The phasing-in of new personnel worried a number of ambulance professionals when they first heard about the agreement, even though the agreement ensures that all current personnel will have jobs come Jan. 1. With the prospect of a streamlined corps of cross-trained professionals, some ambulance workers were afraid they would no longer fit the job description.
City officials, however, said they have done their best to quell those concerns.
"There's going to be a place for everybody," Assistant Fire Chief Bob Struble said.
The rural district, which encompasses 428 square miles of property surrounding Steamboat, will draw on funds from a ballot issue passed in November to pay the city for both ambulance and firefighting services.
The approximately 3,000 residents of the rural fire protection district voted to increase their property taxes to fund the district's operating expenses and bond for a new fire station and equipment. The pair of referenda passed by a near 2-to-1 margin, with the fire station proving slightly more contentious. Before the vote, city officials had warned the district that without the financial assistance those referenda provided, the city would not be able to stay in the mutual aid agreement.
The language of the referenda put to the voters last fall did not name a specific mill levy increase because capital and operating budgets weren't yet firm. Instead, one asked the voters to permit the district to increase district taxes by $130,000 in 2001, and "annually thereafter at a rate sufficient to generate no more than $520,000 in each year."
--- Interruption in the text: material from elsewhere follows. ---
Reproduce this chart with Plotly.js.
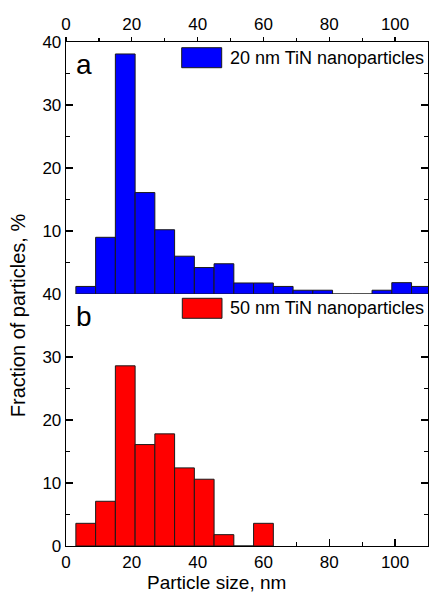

The second approved referenda asked the voters to increase debt by no more than $2 million with a repayment cost of not more than $4.2 million when interest is calculated.
For the average homeowner in the district, it meant a substantial increase in the amount of property tax he or she pays the district on a percentage basis. However, the actual amount of tax will be fairly modest the first year.
Homeowners in the district paid a tax of $48.10 on $300,000 of valuation in 1999. That amount will increase by $54 to $102 this year. By 2005, property taxes on $300,000 of valuation in the district will increase by $165.